### WORK TO DO
Return a copy of each line that holds the string "this".

[Collection entries]
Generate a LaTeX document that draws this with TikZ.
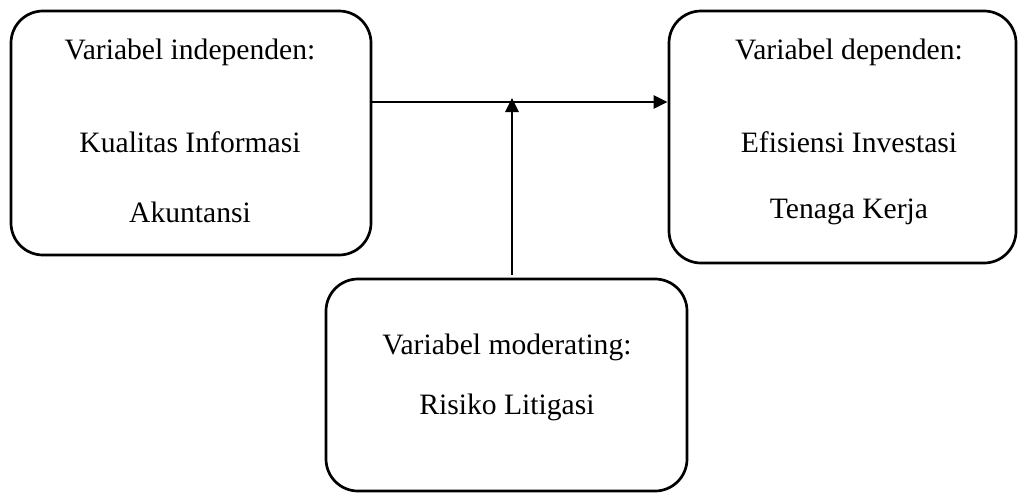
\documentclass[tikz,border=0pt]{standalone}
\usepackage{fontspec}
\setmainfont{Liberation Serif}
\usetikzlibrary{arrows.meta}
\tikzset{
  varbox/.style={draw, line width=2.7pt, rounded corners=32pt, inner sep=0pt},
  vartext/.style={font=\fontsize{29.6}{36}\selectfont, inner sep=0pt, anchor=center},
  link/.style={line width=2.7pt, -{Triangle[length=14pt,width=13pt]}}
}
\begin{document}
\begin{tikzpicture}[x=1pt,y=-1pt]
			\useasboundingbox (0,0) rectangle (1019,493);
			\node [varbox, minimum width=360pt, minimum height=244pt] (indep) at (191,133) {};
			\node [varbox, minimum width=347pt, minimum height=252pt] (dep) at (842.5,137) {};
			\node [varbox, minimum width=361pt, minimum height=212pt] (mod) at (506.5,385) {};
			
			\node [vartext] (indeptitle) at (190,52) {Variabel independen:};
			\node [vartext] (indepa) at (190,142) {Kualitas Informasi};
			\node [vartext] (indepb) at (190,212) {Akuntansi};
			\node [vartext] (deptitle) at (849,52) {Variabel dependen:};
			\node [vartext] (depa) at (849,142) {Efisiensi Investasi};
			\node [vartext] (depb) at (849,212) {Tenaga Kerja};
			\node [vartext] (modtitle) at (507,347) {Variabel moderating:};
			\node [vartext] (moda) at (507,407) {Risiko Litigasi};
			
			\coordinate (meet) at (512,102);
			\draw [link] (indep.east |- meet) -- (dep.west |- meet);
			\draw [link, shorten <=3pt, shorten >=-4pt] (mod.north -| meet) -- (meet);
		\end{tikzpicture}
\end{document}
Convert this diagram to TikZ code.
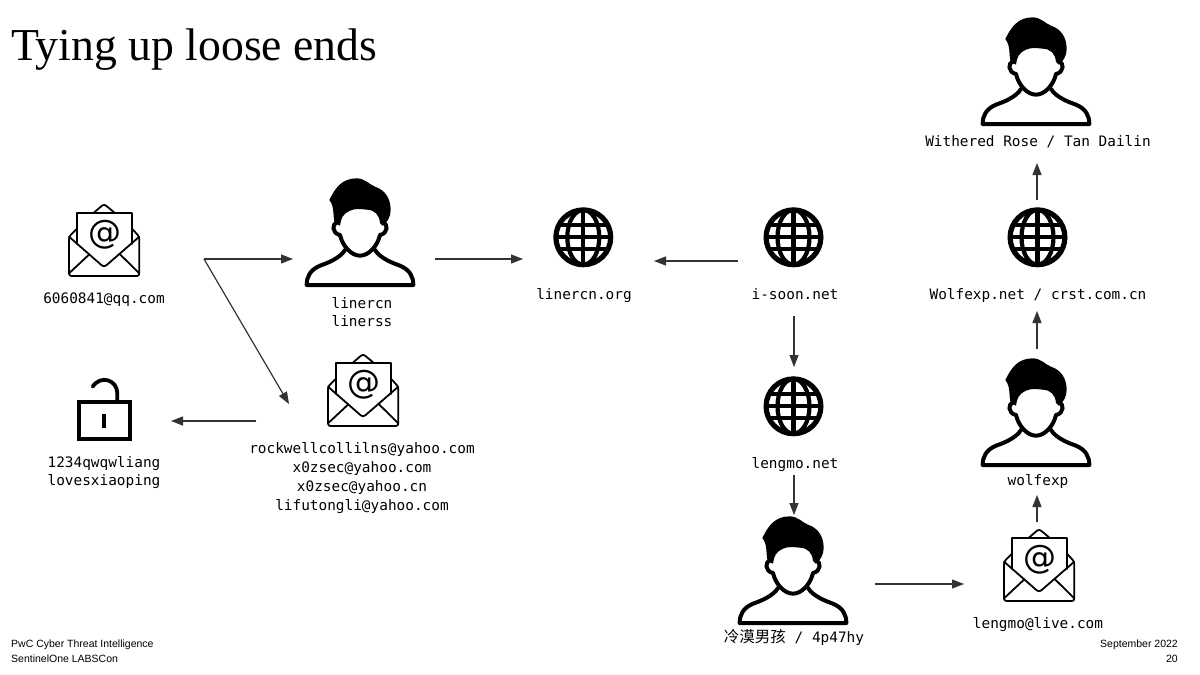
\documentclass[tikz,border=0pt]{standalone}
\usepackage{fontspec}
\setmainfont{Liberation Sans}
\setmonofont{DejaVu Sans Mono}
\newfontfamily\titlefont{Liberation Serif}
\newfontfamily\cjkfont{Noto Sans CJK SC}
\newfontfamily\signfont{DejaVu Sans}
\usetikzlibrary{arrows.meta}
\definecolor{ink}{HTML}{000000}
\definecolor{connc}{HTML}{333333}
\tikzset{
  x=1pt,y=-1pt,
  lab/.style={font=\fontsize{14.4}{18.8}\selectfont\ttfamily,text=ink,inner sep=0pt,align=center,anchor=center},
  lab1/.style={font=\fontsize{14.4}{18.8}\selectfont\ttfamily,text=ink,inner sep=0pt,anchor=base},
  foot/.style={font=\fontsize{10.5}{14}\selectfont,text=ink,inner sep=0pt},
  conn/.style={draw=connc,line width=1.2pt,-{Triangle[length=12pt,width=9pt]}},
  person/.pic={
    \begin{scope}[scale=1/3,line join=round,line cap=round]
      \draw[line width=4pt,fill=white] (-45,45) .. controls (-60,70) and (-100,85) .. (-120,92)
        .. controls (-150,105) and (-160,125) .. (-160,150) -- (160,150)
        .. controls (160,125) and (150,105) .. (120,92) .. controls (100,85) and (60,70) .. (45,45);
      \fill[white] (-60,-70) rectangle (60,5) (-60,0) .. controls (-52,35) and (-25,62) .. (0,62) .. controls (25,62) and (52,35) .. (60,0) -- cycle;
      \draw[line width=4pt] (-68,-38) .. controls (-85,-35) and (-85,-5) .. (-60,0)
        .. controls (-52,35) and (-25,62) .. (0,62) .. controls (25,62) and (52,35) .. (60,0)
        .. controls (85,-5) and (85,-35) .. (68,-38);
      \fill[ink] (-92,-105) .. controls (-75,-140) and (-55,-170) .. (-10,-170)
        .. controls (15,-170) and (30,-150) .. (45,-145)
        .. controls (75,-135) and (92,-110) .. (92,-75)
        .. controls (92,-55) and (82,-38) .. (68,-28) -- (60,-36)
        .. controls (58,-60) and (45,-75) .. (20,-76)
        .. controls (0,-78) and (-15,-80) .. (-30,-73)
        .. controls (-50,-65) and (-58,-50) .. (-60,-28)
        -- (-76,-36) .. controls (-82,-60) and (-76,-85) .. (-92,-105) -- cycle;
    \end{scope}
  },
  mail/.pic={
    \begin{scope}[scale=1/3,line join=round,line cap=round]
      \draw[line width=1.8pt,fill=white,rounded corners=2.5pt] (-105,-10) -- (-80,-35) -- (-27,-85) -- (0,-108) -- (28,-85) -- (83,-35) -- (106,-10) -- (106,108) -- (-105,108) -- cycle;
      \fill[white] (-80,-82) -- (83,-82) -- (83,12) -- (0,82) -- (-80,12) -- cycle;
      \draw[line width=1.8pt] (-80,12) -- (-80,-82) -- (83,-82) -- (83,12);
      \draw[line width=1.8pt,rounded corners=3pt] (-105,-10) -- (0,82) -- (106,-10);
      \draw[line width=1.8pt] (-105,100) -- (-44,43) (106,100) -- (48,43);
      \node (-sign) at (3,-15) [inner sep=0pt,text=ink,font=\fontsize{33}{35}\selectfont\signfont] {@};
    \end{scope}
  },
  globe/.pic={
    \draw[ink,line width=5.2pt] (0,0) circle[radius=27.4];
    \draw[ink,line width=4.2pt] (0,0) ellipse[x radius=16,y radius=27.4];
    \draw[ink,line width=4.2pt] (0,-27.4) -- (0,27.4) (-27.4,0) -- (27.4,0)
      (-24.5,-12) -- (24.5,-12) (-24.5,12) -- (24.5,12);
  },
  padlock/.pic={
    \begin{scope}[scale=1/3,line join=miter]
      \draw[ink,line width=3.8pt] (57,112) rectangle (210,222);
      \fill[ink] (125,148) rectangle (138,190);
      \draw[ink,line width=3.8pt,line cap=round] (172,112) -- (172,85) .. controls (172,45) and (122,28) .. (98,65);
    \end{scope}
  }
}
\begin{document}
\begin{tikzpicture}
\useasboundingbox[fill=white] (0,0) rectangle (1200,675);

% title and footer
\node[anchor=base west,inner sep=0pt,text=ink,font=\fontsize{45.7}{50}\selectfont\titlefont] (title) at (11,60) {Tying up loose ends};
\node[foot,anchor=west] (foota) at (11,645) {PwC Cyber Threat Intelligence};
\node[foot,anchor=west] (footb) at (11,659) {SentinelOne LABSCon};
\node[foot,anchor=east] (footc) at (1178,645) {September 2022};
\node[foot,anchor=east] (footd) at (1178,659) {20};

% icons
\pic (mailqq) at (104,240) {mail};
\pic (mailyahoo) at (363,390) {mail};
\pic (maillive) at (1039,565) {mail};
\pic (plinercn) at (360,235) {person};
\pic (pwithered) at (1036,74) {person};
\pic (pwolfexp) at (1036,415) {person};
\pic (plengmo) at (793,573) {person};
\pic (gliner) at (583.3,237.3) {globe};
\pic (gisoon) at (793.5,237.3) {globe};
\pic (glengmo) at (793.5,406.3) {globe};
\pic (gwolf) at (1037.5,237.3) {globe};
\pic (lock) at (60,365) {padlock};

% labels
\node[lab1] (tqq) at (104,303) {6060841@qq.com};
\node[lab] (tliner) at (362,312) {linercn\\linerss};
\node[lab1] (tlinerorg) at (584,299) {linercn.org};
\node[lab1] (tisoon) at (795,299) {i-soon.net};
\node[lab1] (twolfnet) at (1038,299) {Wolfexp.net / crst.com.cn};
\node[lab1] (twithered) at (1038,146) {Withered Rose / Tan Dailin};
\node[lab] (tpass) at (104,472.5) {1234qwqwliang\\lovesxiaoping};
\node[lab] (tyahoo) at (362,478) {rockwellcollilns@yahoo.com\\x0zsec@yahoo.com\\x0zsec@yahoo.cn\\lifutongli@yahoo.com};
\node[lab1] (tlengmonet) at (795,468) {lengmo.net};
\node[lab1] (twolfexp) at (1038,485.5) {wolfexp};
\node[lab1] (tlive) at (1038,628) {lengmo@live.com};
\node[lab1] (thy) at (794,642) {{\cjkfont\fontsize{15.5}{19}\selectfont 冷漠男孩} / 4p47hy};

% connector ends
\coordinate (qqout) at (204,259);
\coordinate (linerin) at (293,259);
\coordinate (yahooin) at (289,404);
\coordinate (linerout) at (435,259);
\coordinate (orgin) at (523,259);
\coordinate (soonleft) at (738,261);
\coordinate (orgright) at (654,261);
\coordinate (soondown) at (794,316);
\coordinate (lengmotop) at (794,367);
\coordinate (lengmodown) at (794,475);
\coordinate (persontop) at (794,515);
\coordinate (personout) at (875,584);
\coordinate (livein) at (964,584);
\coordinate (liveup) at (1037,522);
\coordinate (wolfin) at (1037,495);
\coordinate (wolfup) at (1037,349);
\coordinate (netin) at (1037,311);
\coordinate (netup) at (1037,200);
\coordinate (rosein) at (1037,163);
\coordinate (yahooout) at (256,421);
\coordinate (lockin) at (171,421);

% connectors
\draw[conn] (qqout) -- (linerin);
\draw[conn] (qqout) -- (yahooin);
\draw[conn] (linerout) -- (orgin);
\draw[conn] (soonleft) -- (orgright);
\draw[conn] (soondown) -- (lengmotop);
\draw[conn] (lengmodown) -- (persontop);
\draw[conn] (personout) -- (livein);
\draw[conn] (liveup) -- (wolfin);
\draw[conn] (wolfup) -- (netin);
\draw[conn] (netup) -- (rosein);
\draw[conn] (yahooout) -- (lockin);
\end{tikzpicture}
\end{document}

### RESPONSE
Generate a LaTeX document that draws this with TikZ.
Convert this diagram to TikZ code.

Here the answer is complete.